In the realm of big data processing, Apache Spark has emerged as a powerful and versatile framework, providing developers with a unified analytics engine for large-scale data processing. Combined with Delta Lake, an open-source storage layer that brings ACID transactions, scalable metadata handling, and data versioning to Apache Spark, it forms a potent combination for building robust data pipelines and performing advanced analytics tasks.

Running Spark and Delta Lake in Docker containers offers several advantages, including portability, scalability, and ease of deployment. Docker containers encapsulate the entire runtime environment, including dependencies, libraries, and configurations, making it straightforward to spin up consistent development, testing, and production environments across different systems and platforms.

In this article, we’ll explore how to set up and run Spark and Delta Lake in Docker containers, covering topics such as containerization, Dockerfile configurations, Docker Compose orchestration, and best practices for managing data volumes and network communication. Whether you’re a data engineer, data scientist, or DevOps practitioner, understanding how to harness the power of Docker to run Spark and Delta Lake can streamline your workflow and accelerate your data-driven projects. Join us as we delve into the world of containerized big data processing with Apache Spark and Delta Lake.

Docker image for spark

Using the official Spark image from https://hub.docker.com/_/spark. The installation tasks are executed as root

FROM spark:3.5.0-scala2.12-java11-python3-ubuntu
USER root

The work directory is set to /opt/spark/work-dir.

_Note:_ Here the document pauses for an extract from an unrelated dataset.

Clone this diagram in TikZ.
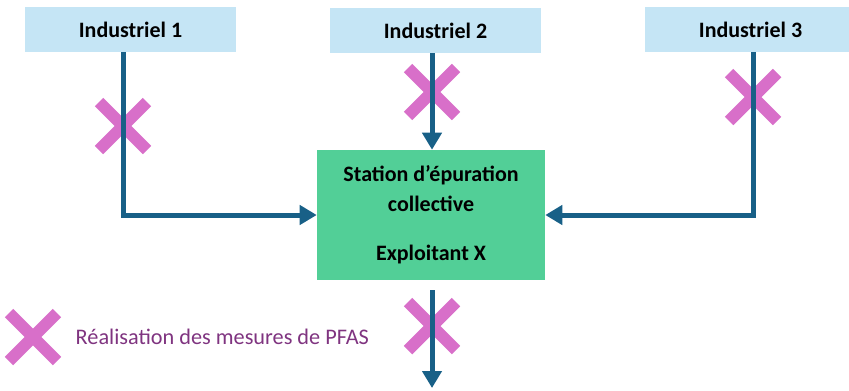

Copy the requirements file that contains the delta-lake package and install it with the pip command.

WORKDIR /opt/spark/work-dir
COPY requirements.txt ${WORKDIR}/requirements.txtRUN pip install --upgrade pip \
&& pip install --no-cache-dir -r ${WORKDIR}/requirements.txt \
&& rm -f ${WORKDIR}/requirements.txt

Set environment variables and install configs

ARG osdsuser=osdsuser
ARG GROUP=osdsuser
ARG WORKDIR=/opt/spark/work-dir
ENV DELTA_PACKAGE_VERSION=delta-spark_2.12:${DELTA_SPARK_VERSION}
ENV PATH="/opt/spark/sbin:/opt/spark/bin:${PATH}"
ENV SPARK_HOME="/opt/spark"
ENV PYSPARK_PYTHON python3
RUN groupadd -r ${GROUP} && useradd -r -m -g ${GROUP} ${osdsuser}
RUN apt -qq update
RUN apt -qq -y install vim curl

Finally, copy the jars from the local to the image and the hive-site.xml file. Get the jars from the official Delta-Lake and Postgres websites. Update the paths on your local machine accordingly. hive-site.xml file is provided below.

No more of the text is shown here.